The Flyers stayed stagnant through much of November and December, when they went a combined 12-11-4. By Jan. 4 they had fallen to fourth in the Atlantic Division, but an 8-1-1 stretch before the All-Star break brought them back into first.

Philadelphia, though, plummeted once the break was over. The Flyers went 3-1 in their first four games following the break, but a 4-3 loss to Washington on Feb. 6 started their 10-game losing streak.

While the Flyers were mounting their comeback in Buffalo, Holmgren was orchestrating a trade that would fill a gaping hole on the team’s front line.

With Simon Gagne declared out for the rest of the season only four days earlier due to recurring concussion problems, Holmgren pried forward Vaclav Prospal from Tampa Bay for minor-league defenseman Alexandre Picard and a conditional draft pick.

Prospal, a 30-goal scorer, was a welcome addition.

“They’re different players, and you don’t replace a guy like Simon Gagne, but he brought us another punch up front,” Briere said. “He’s another player you have to watch out for, and even more than that finding that chemistry right off the bat with my line and getting my line going has been a huge boost.”
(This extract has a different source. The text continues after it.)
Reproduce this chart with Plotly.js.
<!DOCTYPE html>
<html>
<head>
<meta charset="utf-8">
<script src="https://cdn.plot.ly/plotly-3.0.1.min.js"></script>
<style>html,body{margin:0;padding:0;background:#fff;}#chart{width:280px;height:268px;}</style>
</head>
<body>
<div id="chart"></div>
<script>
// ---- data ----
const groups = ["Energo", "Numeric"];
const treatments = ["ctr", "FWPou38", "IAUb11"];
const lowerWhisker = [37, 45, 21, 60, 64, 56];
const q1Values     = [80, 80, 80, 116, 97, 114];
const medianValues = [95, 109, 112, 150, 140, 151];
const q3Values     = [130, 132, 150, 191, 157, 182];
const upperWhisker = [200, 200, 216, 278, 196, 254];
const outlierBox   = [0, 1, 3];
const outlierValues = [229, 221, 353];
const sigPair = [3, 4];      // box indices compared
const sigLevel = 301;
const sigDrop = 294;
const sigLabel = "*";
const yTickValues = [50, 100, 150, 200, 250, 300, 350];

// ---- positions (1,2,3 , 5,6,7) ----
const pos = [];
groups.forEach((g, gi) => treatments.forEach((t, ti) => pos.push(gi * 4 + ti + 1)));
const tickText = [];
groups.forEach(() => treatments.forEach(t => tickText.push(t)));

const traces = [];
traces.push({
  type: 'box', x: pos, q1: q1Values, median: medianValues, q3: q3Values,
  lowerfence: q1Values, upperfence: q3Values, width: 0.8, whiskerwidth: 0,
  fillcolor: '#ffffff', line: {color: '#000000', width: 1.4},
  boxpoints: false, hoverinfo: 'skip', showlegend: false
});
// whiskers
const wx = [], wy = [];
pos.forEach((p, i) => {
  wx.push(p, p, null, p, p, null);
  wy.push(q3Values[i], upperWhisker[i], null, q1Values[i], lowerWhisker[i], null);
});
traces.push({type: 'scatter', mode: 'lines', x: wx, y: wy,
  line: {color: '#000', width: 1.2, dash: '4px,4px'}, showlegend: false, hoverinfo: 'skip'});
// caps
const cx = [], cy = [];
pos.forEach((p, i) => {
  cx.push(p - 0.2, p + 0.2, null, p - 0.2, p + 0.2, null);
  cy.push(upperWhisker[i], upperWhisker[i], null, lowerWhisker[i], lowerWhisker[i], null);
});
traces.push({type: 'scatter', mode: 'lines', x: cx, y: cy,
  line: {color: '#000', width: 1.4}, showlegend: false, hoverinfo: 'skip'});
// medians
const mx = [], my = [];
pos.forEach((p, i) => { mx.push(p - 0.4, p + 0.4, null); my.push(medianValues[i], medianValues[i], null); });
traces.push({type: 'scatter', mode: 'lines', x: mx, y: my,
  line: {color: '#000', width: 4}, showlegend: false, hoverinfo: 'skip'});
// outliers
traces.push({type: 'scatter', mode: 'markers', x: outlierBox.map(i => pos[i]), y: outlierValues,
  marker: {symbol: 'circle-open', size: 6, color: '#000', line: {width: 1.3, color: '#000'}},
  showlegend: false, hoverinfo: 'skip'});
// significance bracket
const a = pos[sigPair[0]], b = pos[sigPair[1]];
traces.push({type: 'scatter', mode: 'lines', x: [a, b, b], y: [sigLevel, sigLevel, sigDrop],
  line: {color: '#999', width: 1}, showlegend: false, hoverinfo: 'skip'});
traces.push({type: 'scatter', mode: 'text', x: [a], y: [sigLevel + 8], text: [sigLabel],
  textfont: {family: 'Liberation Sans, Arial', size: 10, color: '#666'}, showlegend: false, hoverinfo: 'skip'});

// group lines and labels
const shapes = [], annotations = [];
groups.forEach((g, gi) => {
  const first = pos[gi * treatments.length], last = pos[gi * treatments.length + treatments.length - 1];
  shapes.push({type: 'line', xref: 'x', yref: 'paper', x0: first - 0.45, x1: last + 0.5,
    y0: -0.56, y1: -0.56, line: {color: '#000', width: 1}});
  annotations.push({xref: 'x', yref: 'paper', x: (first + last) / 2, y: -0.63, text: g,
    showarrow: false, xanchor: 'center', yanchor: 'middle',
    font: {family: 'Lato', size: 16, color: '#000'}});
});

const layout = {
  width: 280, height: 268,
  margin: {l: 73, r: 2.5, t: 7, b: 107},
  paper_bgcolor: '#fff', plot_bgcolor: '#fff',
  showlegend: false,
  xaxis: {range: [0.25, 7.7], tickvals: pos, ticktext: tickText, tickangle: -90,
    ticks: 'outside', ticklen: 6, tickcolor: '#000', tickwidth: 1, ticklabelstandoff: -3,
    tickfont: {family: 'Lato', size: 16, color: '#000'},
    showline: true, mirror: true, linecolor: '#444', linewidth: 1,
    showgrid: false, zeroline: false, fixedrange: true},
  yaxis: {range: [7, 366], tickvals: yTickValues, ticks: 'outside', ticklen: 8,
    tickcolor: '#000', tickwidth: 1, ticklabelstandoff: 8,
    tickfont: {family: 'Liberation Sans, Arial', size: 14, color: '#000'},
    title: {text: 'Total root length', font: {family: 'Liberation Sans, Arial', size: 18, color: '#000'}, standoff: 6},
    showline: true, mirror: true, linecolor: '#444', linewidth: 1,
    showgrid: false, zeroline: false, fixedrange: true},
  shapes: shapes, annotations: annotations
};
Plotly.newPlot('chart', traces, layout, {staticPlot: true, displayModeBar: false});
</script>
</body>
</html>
Briere needed it. His inconsistency had mirrored the Flyers’ this season.

Briere twice went through eight-game stretches without a goal, and another time went six straight games without putting the puck in the net. During the 10-game winless streak, he had a stretch of five straight games without a point.
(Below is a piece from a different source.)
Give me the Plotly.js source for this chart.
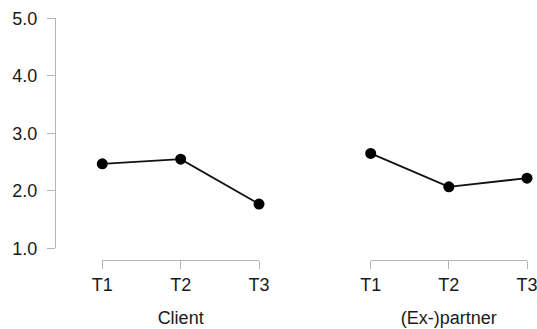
<!DOCTYPE html>
<html>
<head>
<meta charset="utf-8">
<script src="https://cdn.plot.ly/plotly-3.0.1.min.js"></script>
<style>html,body{margin:0;padding:0;background:#fff;}#chart{width:537px;height:329px;}</style>
</head>
<body>
<div id="chart"></div>
<script>
var timePoints = [1, 2, 3];
var timeLabels = ["T1", "T2", "T3"];
var clientValues = [2.47, 2.55, 1.77];
var partnerValues = [2.65, 2.07, 2.22];
var yTickVals = [1, 2, 3, 4, 5];
var yTickText = ["1.0", "2.0", "3.0", "4.0", "5.0"];
var groupNames = ["Client", "(Ex-)partner"];

var W = 537, H = 329;
var fontFam = "Liberation Sans, Arial, Helvetica, sans-serif";
var axisGray = "#b5b5b5";
var textCol = "#1a1a1a";

function trace(vals, xa) {
  return {
    x: timePoints, y: vals, xaxis: xa, yaxis: "y",
    type: "scatter", mode: "lines+markers",
    line: {color: "#111111", width: 1.8},
    marker: {color: "#000000", size: 11},
    cliponaxis: false, hoverinfo: "skip", showlegend: false
  };
}

function xAxis(d0, d1, title) {
  return {
    domain: [d0 / W, d1 / W], range: [1, 3], anchor: "free", position: 1 - 260 / H,
    tickmode: "array", tickvals: timePoints, ticktext: timeLabels,
    showgrid: false, zeroline: false, showline: true, linecolor: axisGray, linewidth: 1,
    ticks: "outside", ticklen: 8, tickcolor: axisGray, tickwidth: 1,
    ticklabelstandoff: 0, ticklabeloverflow: "allow",
    tickfont: {family: fontFam, size: 18, color: textCol},
    title: {text: title, font: {family: fontFam, size: 18, color: textCol}, standoff: 17},
    fixedrange: true
  };
}

var layout = {
  width: W, height: H,
  margin: {l: 0, r: 0, t: 0, b: 0, pad: 0},
  paper_bgcolor: "#ffffff", plot_bgcolor: "#ffffff",
  xaxis: xAxis(102.3, 259, groupNames[0]),
  xaxis2: xAxis(370.7, 527, groupNames[1]),
  yaxis: {
    domain: [1 - 248.3 / H, 1 - 18.3 / H], range: [1, 5], anchor: "free", position: 55 / W,
    tickmode: "array", tickvals: yTickVals, ticktext: yTickText,
    showgrid: false, zeroline: false, showline: true, linecolor: axisGray, linewidth: 1,
    ticks: "outside", ticklen: 8, tickcolor: axisGray, tickwidth: 1,
    ticklabelstandoff: 6, ticklabeloverflow: "allow",
    tickfont: {family: fontFam, size: 18, color: textCol},
    fixedrange: true
  }
};

Plotly.newPlot("chart", [trace(clientValues, "x"), trace(partnerValues, "x2")], layout, {displayModeBar: false, staticPlot: true});
</script>
</body>
</html>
His plus-minus rating – plus-17 last season – bottomed out at minus-25 in mid-March.

“In the past few seasons my play has been a lot more consistent than it has been this season, but I can’t change anything about that anymore,” Briere said. “It’s in the past. It’s behind me now. I have to move forward and try to find a way to finish strong.”

Prospal helped as Briere and the Flyers held on to their playoff berth over the season’s final few weeks. Now they can put their hot-and-cold 2007-08 regular season behind them, because the marathon is over.

It’s time to start sprinting, and the Flyers believe they can race to the front again.

“You look at the teams that are successful, for not too many of them does it happen over night, that it starts clicking for them,” Briere said. “It’s a work in progress. It takes time, but we’re that team now that is playing better and better as a group.”